= Bashir III =

Emir of Lebanon from 1840 to 1842

Prince Bashir Chehab III (بشير الثالث الشهابي) was a ruler of the Mount Lebanon Emirate (7th Emir, reigned 1840–1842). After Prince Bashir II was banished from Lebanon, the Ottoman authorities in Asitana (Istanbul) appointed Prince Bashir III from the Chehab family to replace him.

==Early life==
Also known as Bashir Qasim al-Chehab, he was born in 1775, the son of Prince Qasim, and nephew of Emir Yusuf Chehab, (5th Emir of Lebanon, reigned 1770–1790). He died in 1860.

==Legacy==
The historians of the time commemorated him with the most cynical tales ever told about a Lebanese ruler, no one knows of any significant, rewarding things he did during his rule, and his followers gave him the humiliating nickname "Abou Taheen - أبو طحين" (father of flour), which by Greater Lebanese standards was a derogatory adjective.
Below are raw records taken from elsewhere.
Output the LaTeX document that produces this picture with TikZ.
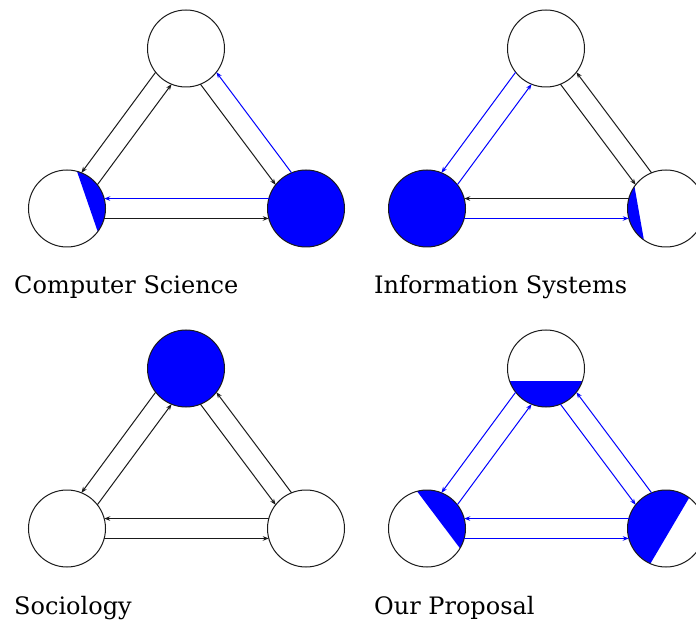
\documentclass[tikz,border=0pt]{standalone}
\usepackage{fontspec}
\setmainfont{DejaVu Serif}
\usepackage{xcolor}
\definecolor{graph-blue}{HTML}{0000FF}
\definecolor{graph-black}{HTML}{1A1A1A}
\usepackage{tikz}
\usetikzlibrary{arrows.meta}

\tikzset{
    agent/.style={circle, draw=graph-black, fill=white, line width=1pt, minimum size=77pt, inner sep=0pt, outer sep=0pt},
    full/.style={agent, fill=graph-blue},
    share/.style 2 args={agent, path picture={\fill[graph-blue] (path picture bounding box.center) ++(#1:38.5pt) arc[start angle=#1, end angle=#2, radius=38.5pt] -- cycle;}},
    link/.style={-{Stealth[length=6pt, width=4.5pt]}, line width=1pt, graph-black},
    bluelink/.style={link, graph-blue},
    caption/.style={anchor=base west, inner sep=0pt, font=\fontsize{24}{28}\selectfont}
}

\begin{document}
\begin{tikzpicture}[x=1pt, y=1pt]

    % Frame
    \clip (0, 0) rectangle (696, 619);
    \fill[white] (0, 0) rectangle (696, 619);

    % Computer Science
    \node[agent] (cs-top) at (186, 570.5) {};
    \node[share={75}{-37}] (cs-left) at (67, 410.5) {};
    \node[full] (cs-right) at (306, 410.5) {};
    \draw[link] (cs-top.218) -- (cs-left.68);
    \draw[link] (cs-left.38) -- (cs-top.248);
    \draw[link] (cs-top.292) -- (cs-right.142);
    \draw[bluelink] (cs-right.112) -- (cs-top.322);
    \draw[bluelink] (cs-right.165) -- (cs-left.15);
    \draw[link] (cs-left.345) -- (cs-right.195);
    \node[caption] (cs-label) at (14, 325) {Computer Science};

    % Information Systems
    \node[agent] (is-top) at (546, 570.5) {};
    \node[full] (is-left) at (427, 410.5) {};
    \node[share={145}{235}] (is-right) at (666, 410.5) {};
    \draw[bluelink] (is-top.218) -- (is-left.68);
    \draw[bluelink] (is-left.38) -- (is-top.248);
    \draw[link] (is-top.292) -- (is-right.142);
    \draw[link] (is-right.112) -- (is-top.322);
    \draw[link] (is-right.165) -- (is-left.15);
    \draw[bluelink] (is-left.345) -- (is-right.195);
    \node[caption] (is-label) at (374, 325) {Information Systems};

    % Sociology
    \node[full] (soc-top) at (186, 250.5) {};
    \node[agent] (soc-left) at (67, 90.5) {};
    \node[agent] (soc-right) at (306, 90.5) {};
    \draw[link] (soc-top.218) -- (soc-left.68);
    \draw[link] (soc-left.38) -- (soc-top.248);
    \draw[link] (soc-top.292) -- (soc-right.142);
    \draw[link] (soc-right.112) -- (soc-top.322);
    \draw[link] (soc-right.165) -- (soc-left.15);
    \draw[link] (soc-left.345) -- (soc-right.195);
    \node[caption] (soc-label) at (14, 5) {Sociology};

    % Our Proposal
    \node[share={199}{341}] (our-top) at (546, 250.5) {};
    \node[share={105}{-31}] (our-left) at (427, 90.5) {};
    \node[share={53}{246}] (our-right) at (666, 90.5) {};
    \draw[bluelink] (our-top.218) -- (our-left.68);
    \draw[bluelink] (our-left.38) -- (our-top.248);
    \draw[bluelink] (our-top.292) -- (our-right.142);
    \draw[bluelink] (our-right.112) -- (our-top.322);
    \draw[bluelink] (our-right.165) -- (our-left.15);
    \draw[bluelink] (our-left.345) -- (our-right.195);
    \node[caption] (our-label) at (374, 5) {Our Proposal};

\end{tikzpicture}
\end{document}
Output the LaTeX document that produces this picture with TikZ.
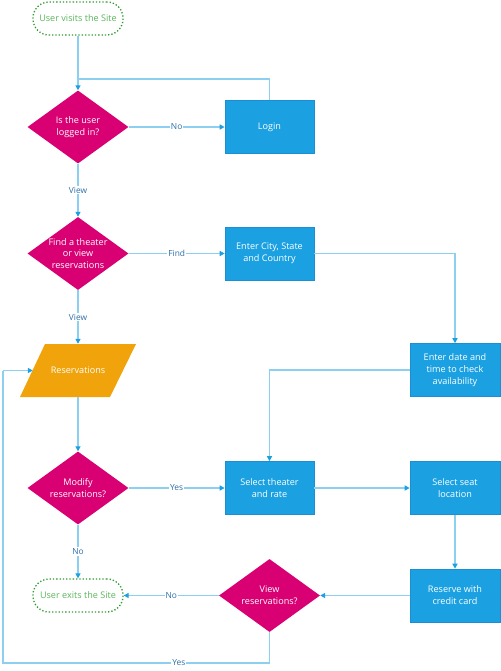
\documentclass[tikz,border=0pt]{standalone}
\usepackage{fontspec}
\setmainfont{Open Sans}
\usetikzlibrary{shapes.geometric,arrows.meta}
\definecolor{mag}{HTML}{D80073}
\definecolor{boxblue}{HTML}{1BA1E2}
\definecolor{boxedge}{HTML}{1A8FD6}
\definecolor{orng}{HTML}{F0A30A}
\definecolor{grn}{HTML}{2E9A2E}
\definecolor{grntxt}{HTML}{5DB55D}
\definecolor{linec}{HTML}{8CCFF0}
\definecolor{tipc}{HTML}{1BA1E2}
\definecolor{labc}{HTML}{2F6FA8}
\tikzset{
  x=1pt, y=-1pt,
  font=\fontsize{9.1}{12}\selectfont,
  term/.style={rectangle, rounded corners=16pt, draw=grn, dotted, line width=1.3pt,
    minimum width=90pt, minimum height=33pt, text=grntxt, inner sep=0pt},
  dec/.style={diamond, fill=mag, minimum width=101pt, minimum height=73pt, inner sep=0pt},
  dectext/.style={label={[text=white, align=center, font=\fontsize{9.1}{11.8}\selectfont]center:#1}},
  proc/.style={rectangle, fill=boxblue, draw=boxedge, line width=0.6pt, minimum width=89pt,
    minimum height=53pt, text=white, align=center, inner sep=0pt},
  anch/.style={rectangle, minimum width=90pt, minimum height=53pt, inner sep=0pt, text=white},
  conn/.style={draw=linec, line width=1.3pt},
  arr/.style={conn, -{Triangle[length=5pt,width=5pt,color=tipc]}},
  lab/.style={fill=white, text=labc, inner sep=1pt, font=\fontsize{8.4}{9}\selectfont}
}
\begin{document}
\begin{tikzpicture}
\useasboundingbox (0,0) rectangle (500,671);
\fill[white] (0,0) rectangle (500,671);
% nodes
\node[term] (start) at (78,18.5) {User visits the Site};
\node[dec, dectext={Is the user\\logged in?}] (d1) at (78,127) {};
\node[proc] (login) at (269.5,127) {Login};
\node[dec, dectext={Find a theater\\or view\\reservations}] (d2) at (78,253.5) {};
\node[proc] (city) at (269.5,253.5) {Enter City, State\\and Country};
\node[proc, minimum width=90pt] (date) at (455,370) {Enter date and\\time to check\\availability};
% parallelogram
\fill[orng] (45,344) -- (136,344) -- (110,397) -- (20,397) -- cycle;
\node[anch] (res) at (78,370.5) {Reservations};
\node[dec, dectext={Modify\\reservations?}] (d3) at (78,488) {};
\node[proc] (theater) at (269.5,488) {Select theater\\and rate};
\node[proc, minimum width=90pt] (seat) at (455,488) {Select seat\\location};
\node[proc, minimum width=90pt] (reserve) at (455,595.5) {Reserve with\\credit card};
\node[dec, dectext={View\\reservations?}] (d4) at (269.5,595.5) {};
\node[term] (exits) at (78,595.5) {User exits the Site};
% helper coordinates
\coordinate (join) at (78,79);
\coordinate (yb) at (269.5,663);
\coordinate (yl) at (3,663);
\coordinate (yt) at (3,370.5);
% connectors
\draw[arr] (start.south) -- (d1.north);
\draw[conn] (login.north) |- (join);
\draw[arr] (d1.east) -- node[lab]{No} (login.west);
\draw[arr] (d1.south) -- node[lab]{View} (d2.north);
\draw[arr] (d2.east) -- node[lab]{Find} (city.west);
\draw[arr] (city.east) -| (date.north);
\draw[arr] (d2.south) -- node[lab]{View} (res.north);
\draw[arr] (date.west) -| (theater.north);
\draw[arr] (res.south) -- (d3.north);
\draw[arr] (d3.east) -- node[lab]{Yes} (theater.west);
\draw[arr] (theater.east) -- (seat.west);
\draw[arr] (seat.south) -- (reserve.north);
\draw[arr] (reserve.west) -- (d4.east);
\draw[arr] (d4.west) -- node[lab]{No} (exits.east);
\draw[arr] (d3.south) -- node[lab]{No} (exits.north);
\draw[conn] (d4.south) -- (yb) -- node[lab, pos=0.34]{Yes} (yl) -- (yt);
\draw[arr] (yt) -- (res.west);
\end{tikzpicture}
\end{document}
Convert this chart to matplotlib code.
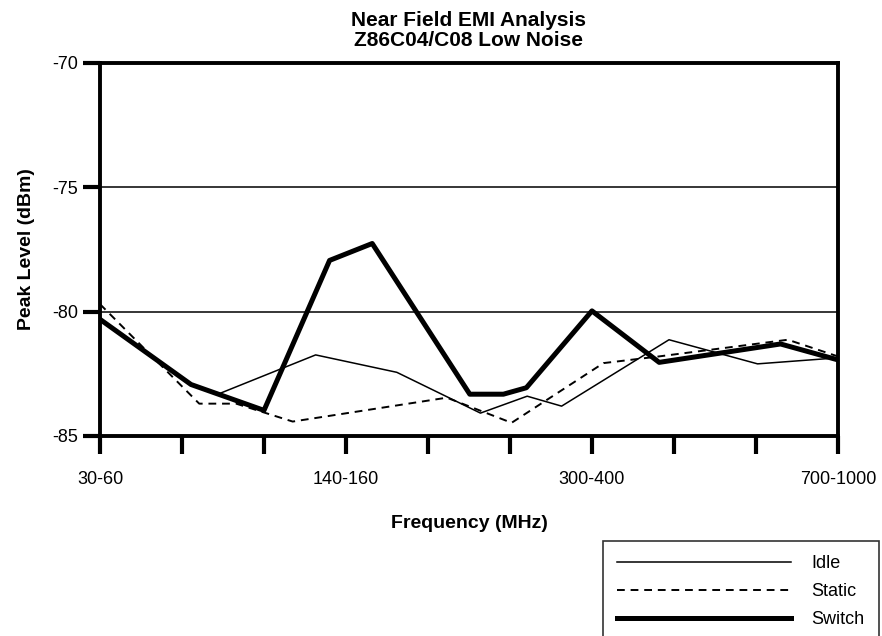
import matplotlib
matplotlib.use("Agg")
import matplotlib.pyplot as plt

plt.rcParams['font.family'] = ['Liberation Sans', 'DejaVu Sans']

# frequency band labels (every third tick carries a label)
tick_labels = ['30-60', '', '', '140-160', '', '', '300-400', '', '', '700-1000']

# series: x in tick units, y in dBm
idle_x = [0, 1.11, 1.46, 2.63, 3.62, 4.64, 5.21, 5.63, 6.94, 8.02, 8.95, 9.0]
idle_y = [-80.3, -82.93, -83.29, -81.74, -82.44, -84.08, -83.4, -83.8, -81.13, -82.1, -81.87, -81.9]

static_x = [0, 1.21, 1.66, 2.35, 4.23, 5.02, 6.14, 6.82, 8.39, 9.0]
static_y = [-79.7, -83.7, -83.7, -84.42, -83.46, -84.47, -82.07, -81.8, -81.13, -81.8]

switch_x = [0, 1.11, 2.0, 2.8, 3.32, 4.51, 4.92, 5.2, 6.0, 6.82, 8.3, 9.0]
switch_y = [-80.31, -82.93, -83.97, -77.94, -77.26, -83.32, -83.32, -83.06, -79.97, -82.04, -81.3, -81.94]

fig = plt.figure(figsize=(8.82, 6.36), dpi=100)
ax = fig.add_axes([0.1134, 0.3145, 0.8366, 0.5865])

ax.plot(idle_x, idle_y, color='black', lw=1.1, label='Idle')
ax.plot(static_x, static_y, color='black', lw=1.4, ls=(0, (4, 3)), label='Static')
ax.plot(switch_x, switch_y, color='black', lw=3.6, label='Switch')

for yv in [-75, -80]:
    ax.axhline(yv, color='black', lw=1.1, zorder=0)

ax.set_xlim(0, 9)
ax.set_ylim(-85, -70)
ax.set_xticks(range(len(tick_labels)))
ax.set_xticklabels(tick_labels, fontsize=13)
ax.set_yticks([-85, -80, -75, -70])
ax.set_yticklabels(['-85', '-80', '-75', '-70'], fontsize=13)
ax.tick_params(axis='x', direction='out', length=13, width=3, pad=12)
ax.tick_params(axis='y', direction='out', length=12, width=3, pad=4)
for s in ax.spines.values():
    s.set_linewidth(2.8)

ax.set_xlabel('Frequency (MHz)', fontsize=14, fontweight='bold', labelpad=20)
ax.set_ylabel('Peak Level (dBm)', fontsize=14, fontweight='bold', labelpad=12)
ax.set_title('Near Field EMI Analysis\nZ86C04/C08 Low Noise', fontsize=15,
             fontweight='bold', pad=12, linespacing=1.1)

leg = fig.legend(loc='upper left', bbox_to_anchor=(603 / 882, 1 - 541 / 636),
                 bbox_transform=fig.transFigure, fontsize=13, frameon=True,
                 fancybox=False, handlelength=9.6, handletextpad=1.15,
                 borderpad=0.8, labelspacing=0.6, borderaxespad=0)
leg.get_frame().set_edgecolor('black')
leg.get_frame().set_linewidth(1.2)

fig.savefig('out.png', dpi=100)
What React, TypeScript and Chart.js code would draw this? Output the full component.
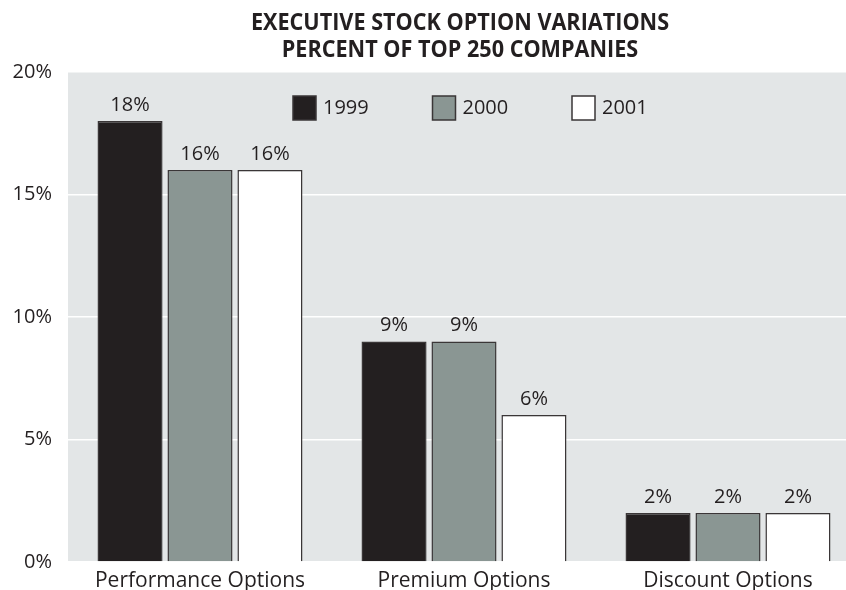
import React, { useEffect, useRef } from "react";
import { Chart, registerables } from "chart.js";

Chart.register(...registerables);

const categories = ["Performance Options", "Premium Options", "Discount Options"];
const seriesLabels = ["1999", "2000", "2001"];
const values1999 = [18, 9, 2];
const values2000 = [16, 9, 2];
const values2001 = [16, 6, 2];
const seriesColors = ["#231f20", "#8a9693", "#ffffff"];
const yTicks = [0, 5, 10, 15, 20];
const titleLines = ["EXECUTIVE STOCK OPTION VARIATIONS", "PERCENT OF TOP 250 COMPANIES"];

const TEXT = "#231f20";
const FONT = "'Open Sans', sans-serif";

const bgPlugin = {
  id: "plotBg",
  beforeDraw(chart: any) {
    const { ctx, chartArea } = chart;
    ctx.save();
    ctx.fillStyle = "#e3e6e7";
    ctx.fillRect(chartArea.left, chartArea.top, chartArea.right - chartArea.left, chartArea.bottom - chartArea.top);
    ctx.restore();
  },
};

const overlayPlugin = {
  id: "overlay",
  afterDraw(chart: any) {
    const { ctx, chartArea } = chart;
    ctx.save();
    // title (condensed bold)
    ctx.fillStyle = TEXT;
    ctx.font = `bold 23px ${FONT}`;
    ctx.textAlign = "center";
    ctx.textBaseline = "middle";
    const cx = 460;
    titleLines.forEach((t, i) => {
      ctx.save();
      ctx.translate(cx, 23 + i * 27);
      ctx.scale(0.94, 1);
      ctx.fillText(t, 0, 0);
      ctx.restore();
    });
    // value labels
    ctx.font = `20px ${FONT}`;
    ctx.textBaseline = "middle";
    chart.data.datasets.forEach((ds: any, di: number) => {
      const meta = chart.getDatasetMeta(di);
      meta.data.forEach((bar: any, i: number) => {
        ctx.fillText(`${ds.data[i]}%`, bar.x, bar.y - 16);
      });
    });
    // legend
    const startX = 433 - 140;
    const step = 139.5;
    const boxY = chartArea.top + 24;
    ctx.textAlign = "left";
    ctx.font = `20px ${FONT}`;
    chart.data.datasets.forEach((ds: any, di: number) => {
      const x = startX + di * step;
      ctx.fillStyle = ds.backgroundColor;
      ctx.fillRect(x, boxY, 23, 24);
      ctx.strokeStyle = "#3a3637";
      ctx.lineWidth = 1.5;
      ctx.strokeRect(x, boxY, 23, 24);
      ctx.fillStyle = TEXT;
      ctx.fillText(ds.label, x + 30, boxY + 12);
    });
    ctx.restore();
  },
};

export default function App() {
  const ref = useRef<HTMLCanvasElement | null>(null);
  useEffect(() => {
    document.body.style.margin = "0";
    document.body.style.overflow = "hidden";
    const data = [values1999, values2000, values2001];
    const chart = new Chart(ref.current as HTMLCanvasElement, {
      type: "bar",
      data: {
        labels: categories,
        datasets: seriesLabels.map((label, i) => ({
          label,
          data: data[i],
          backgroundColor: seriesColors[i],
          borderColor: "#3a3637",
          borderWidth: 1.5,
          categoryPercentage: 0.795,
          barPercentage: 0.93,
        })),
      },
      options: {
        responsive: false,
        animation: false,
        layout: { padding: { top: 72, right: 2, left: 0, bottom: -10 } },
        plugins: { legend: { display: false }, title: { display: false }, tooltip: { enabled: false } },
        scales: {
          x: {
            grid: { display: false, drawTicks: false },
            border: { display: false },
            ticks: { color: TEXT, font: { family: FONT, size: 21 }, padding: 6 },
            afterFit: (s: any) => { s.height = 30; },
          },
          y: {
            min: 0,
            max: 20,
            afterBuildTicks: (s: any) => { s.ticks = yTicks.map((v) => ({ value: v })); },
            grid: { color: "#ffffff", lineWidth: 1.5, drawTicks: false },
            border: { display: false },
            ticks: {
              color: TEXT,
              font: { family: FONT, size: 20 },
              padding: 16,
              callback: (v: any) => `${v}%`,
            },
            afterFit: (s: any) => { s.width = 68; },
          },
        },
      },
      plugins: [bgPlugin, overlayPlugin],
    });
    return () => chart.destroy();
  }, []);
  return (
    <div style={{ width: 846, height: 590, overflow: "hidden" }}>
      <canvas ref={ref} width={862} height={590} style={{ display: "block" }} />
    </div>
  );
}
Other anecdotes about Bashir III had been recorded by the contemporary author Salam Al Rassi, as well as by the historian Fouad Aphram Al Boustany. They both told that Prince Bashir III enjoyed breeding pigeons, but since he had a kind of urological disease forcing him to urinate frequently, he had a toilet built for himself over the roof, so that he could enjoy his pigeon breeding hobby without having to worry about his condition. A saying is still remembered by the elders in Lebanon - a poetry verse in Lebanese dialect: "و الامير بشير التالت بشو قام؟ عمّر ششما و برج للحمام", which, when translated, reads as "As for Prince Bashir the Third, what was his accomplishment? He built a pigeon tower with a toilet".